ENTERTAINMENT

You can try a goat yoga class in Fort Collins

Erin Udell
erinudell@coloradoan.com
Kaitlin Meuller, owner of Om Kai Yoga, does yoga with baby goats at Small Acre Farm.

After you rise out of child's pose, breathe in through your nose, out through your mouth and say "namaste."

Make sure you accentuate the "ste." As in, "stay." As in, there's a puppy right next to you. Because if you're a yogi in one of Kaitlin Mueller's classes, chances are there will be an animal nearby.

The 28-year-old founder of Om Kai Yoga in Fort Collins has been hosting puppy yoga classes to benefit Fort Collins' Bounce Animal Rescue. As summer nears, she's planning a kitten yoga class and adoption event and goat yoga at area farms.

Yes, goat yoga.

It all started with videos and photos Mueller saw circulating on Instagram, Facebook and YouTube.

"You see people doing yoga with their dogs, you see people doing yoga with goats," she said.
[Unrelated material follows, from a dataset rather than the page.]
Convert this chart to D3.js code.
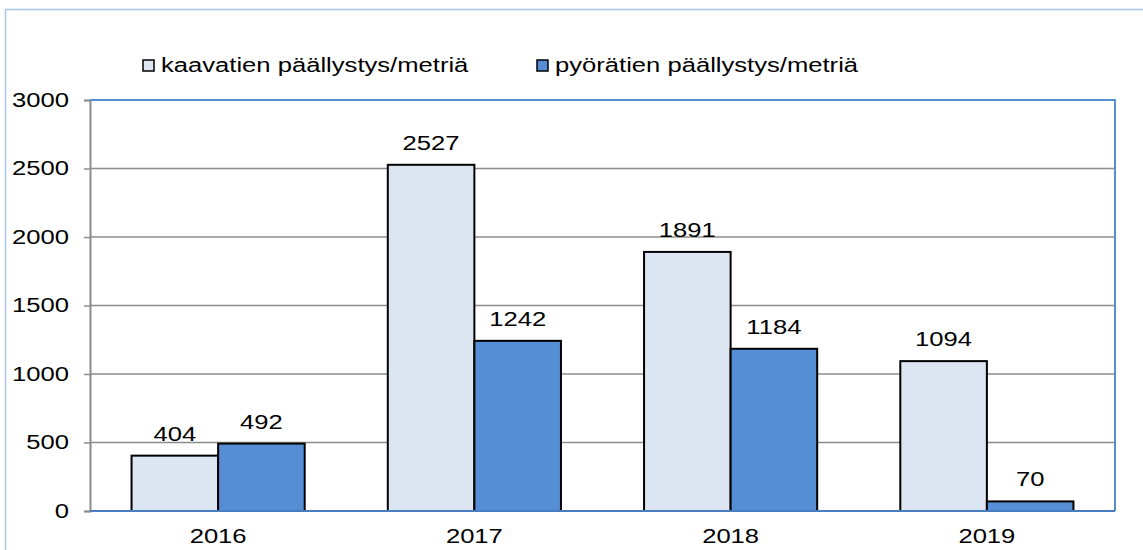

After visiting a friend who fosters puppies for Bounce Animal Rescue, Mueller got the idea to incorporate the shelter and its pups in an interactive yoga class.

The first puppy yoga class took place in January at Ascent Studio Climbing & Fitness with 16 class spots that sold out in about 12 hours.

"It just took off after that," Mueller said, adding that the monthly puppy yoga classes are now announced a month before tickets go on sale. The last one sold out in about three minutes, she said.

Goats are next.

Videos of baby goats climbing on giggling yogis have made the rounds on the internet. Now goat yoga classes are planned through Om Kai on April 23, May 7, June 10 and June 24 at farms like Small Acre, Woolly Goat and Laughing Buck.

Colorado State University veterinary students also held an April 8 goat yoga class at a vet student's family farm. Hosted by the university's student chapter of the American Veterinary Medical Association (AVMA), 15 students were selected as part of a lottery to do yoga with baby goats.

"It's a little bit more chaotic than you're expecting," said Claire Tucker, the second-year veterinary student that helped organize the event. "You're used to having this very mindful practice and all of the sudden, you're surrounded by animals who don't...care about that," she added.

"They would climb on you, they would play fight, they would pee on your yoga mat, they would suckle on your fingers," she said.

And it was all a success, even with the goat pee, Tucker said, adding that the purpose of the chapter's events are to get students out of the classroom and reconnect them with their passion for animals and veterinary medicine.